> [Written request]
Transcribe the material word for word, but without the images.
# START OF Data block
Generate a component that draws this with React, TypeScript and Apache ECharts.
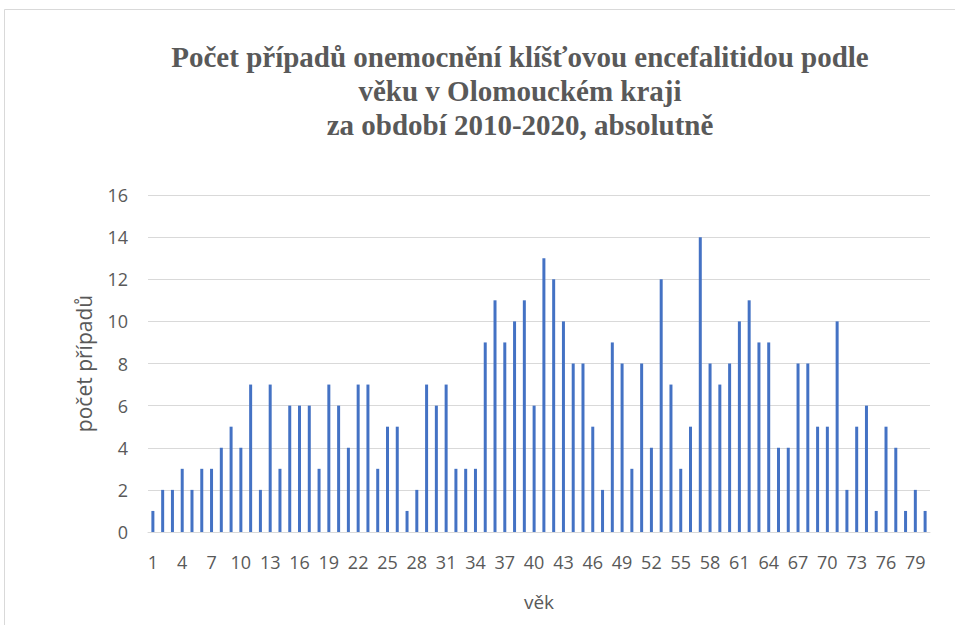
import React, { useEffect, useRef } from "react";
import * as echarts from "echarts";

const titleLines = [
  "Počet případů onemocnění klíšťovou encefalitidou podle",
  "věku v Olomouckém kraji",
  "za období 2010-2020, absolutně",
];
const ages: string[] = Array.from({ length: 80 }, (_, i) => String(i + 1));
const cases: number[] = [
  1, 2, 2, 3, 2, 3, 3, 4, 5, 4,
  7, 2, 7, 3, 6, 6, 6, 3, 7, 6,
  4, 7, 7, 3, 5, 5, 1, 2, 7, 6,
  7, 3, 3, 3, 9, 11, 9, 10, 11, 6,
  13, 12, 10, 8, 8, 5, 2, 9, 8, 3,
  8, 4, 12, 7, 3, 5, 14, 8, 7, 8,
  10, 11, 9, 9, 4, 4, 8, 8, 5, 5,
  10, 2, 5, 6, 1, 5, 4, 1, 2, 1,
];
const yAxisName = "počet případů";
const xAxisName = "věk";

export default function App() {
  const ref = useRef<HTMLDivElement>(null);
  useEffect(() => {
    if (!ref.current) return;
    const chart = echarts.init(ref.current, undefined, { renderer: "svg" });
    chart.setOption({
      animation: false,
      backgroundColor: "#ffffff",
      graphic: [
        {
          type: "rect",
          shape: { x: 4.5, y: 9.5, width: 1000, height: 700 },
          style: { fill: "none", stroke: "#d9d9d9", lineWidth: 1 },
          silent: true,
        },
      ],
      title: {
        text: titleLines.join("\n"),
        left: 515,
        textAlign: "center",
        top: 35,
        textStyle: {
          fontFamily: "Liberation Serif",
          fontWeight: "bold",
          fontSize: 29,
          lineHeight: 34,
          color: "#595959",
        },
      },
      grid: { left: 148, right: 25, top: 195, bottom: 93 },
      xAxis: {
        type: "category",
        data: ages,
        name: xAxisName,
        nameLocation: "middle",
        nameGap: 60,
        nameTextStyle: { fontFamily: "Open Sans", fontSize: 19, color: "#595959" },
        axisLine: { lineStyle: { color: "#d9d9d9" } },
        axisTick: { show: false },
        axisLabel: {
          interval: 2,
          fontFamily: "Open Sans",
          fontSize: 18,
          color: "#595959",
          margin: 21,
        },
      },
      yAxis: {
        type: "value",
        min: 0,
        max: 16,
        interval: 2,
        name: yAxisName,
        nameLocation: "middle",
        nameGap: 54,
        nameTextStyle: { fontFamily: "Open Sans", fontSize: 21, color: "#595959" },
        axisLine: { show: false },
        axisTick: { show: false },
        splitLine: { lineStyle: { color: "#d9d9d9", width: 1 } },
        axisLabel: {
          fontFamily: "Open Sans",
          fontSize: 18,
          color: "#595959",
          margin: 20,
        },
      },
      series: [
        {
          type: "bar",
          data: cases,
          barWidth: 3,
          itemStyle: { color: "#4472C4" },
        },
      ],
    });
    return () => chart.dispose();
  }, []);
  return (
    <div
      ref={ref}
      style={{ position: "fixed", left: 0, top: 0, width: 955, height: 625 }}
    />
  );
}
# END OF Data block
> [Solved problem]
Generate a component that draws this with React, TypeScript and Apache ECharts.
import React, { useEffect, useRef } from "react";
import * as echarts from "echarts";

const titleLines = [
  "Počet případů onemocnění klíšťovou encefalitidou podle",
  "věku v Olomouckém kraji",
  "za období 2010-2020, absolutně",
];
const ages: string[] = Array.from({ length: 80 }, (_, i) => String(i + 1));
const cases: number[] = [
  1, 2, 2, 3, 2, 3, 3, 4, 5, 4,
  7, 2, 7, 3, 6, 6, 6, 3, 7, 6,
  4, 7, 7, 3, 5, 5, 1, 2, 7, 6,
  7, 3, 3, 3, 9, 11, 9, 10, 11, 6,
  13, 12, 10, 8, 8, 5, 2, 9, 8, 3,
  8, 4, 12, 7, 3, 5, 14, 8, 7, 8,
  10, 11, 9, 9, 4, 4, 8, 8, 5, 5,
  10, 2, 5, 6, 1, 5, 4, 1, 2, 1,
];
const yAxisName = "počet případů";
const xAxisName = "věk";

export default function App() {
  const ref = useRef<HTMLDivElement>(null);
  useEffect(() => {
    if (!ref.current) return;
    const chart = echarts.init(ref.current, undefined, { renderer: "svg" });
    chart.setOption({
      animation: false,
      backgroundColor: "#ffffff",
      graphic: [
        {
          type: "rect",
          shape: { x: 4.5, y: 9.5, width: 1000, height: 700 },
          style: { fill: "none", stroke: "#d9d9d9", lineWidth: 1 },
          silent: true,
        },
      ],
      title: {
        text: titleLines.join("\n"),
        left: 515,
        textAlign: "center",
        top: 35,
        textStyle: {
          fontFamily: "Liberation Serif",
          fontWeight: "bold",
          fontSize: 29,
          lineHeight: 34,
          color: "#595959",
        },
      },
      grid: { left: 148, right: 25, top: 195, bottom: 93 },
      xAxis: {
        type: "category",
        data: ages,
        name: xAxisName,
        nameLocation: "middle",
        nameGap: 60,
        nameTextStyle: { fontFamily: "Open Sans", fontSize: 19, color: "#595959" },
        axisLine: { lineStyle: { color: "#d9d9d9" } },
        axisTick: { show: false },
        axisLabel: {
          interval: 2,
          fontFamily: "Open Sans",
          fontSize: 18,
          color: "#595959",
          margin: 21,
        },
      },
      yAxis: {
        type: "value",
        min: 0,
        max: 16,
        interval: 2,
        name: yAxisName,
        nameLocation: "middle",
        nameGap: 54,
        nameTextStyle: { fontFamily: "Open Sans", fontSize: 21, color: "#595959" },
        axisLine: { show: false },
        axisTick: { show: false },
        splitLine: { lineStyle: { color: "#d9d9d9", width: 1 } },
        axisLabel: {
          fontFamily: "Open Sans",
          fontSize: 18,
          color: "#595959",
          margin: 20,
        },
      },
      series: [
        {
          type: "bar",
          data: cases,
          barWidth: 3,
          itemStyle: { color: "#4472C4" },
        },
      ],
    });
    return () => chart.dispose();
  }, []);
  return (
    <div
      ref={ref}
      style={{ position: "fixed", left: 0, top: 0, width: 955, height: 625 }}
    />
  );
}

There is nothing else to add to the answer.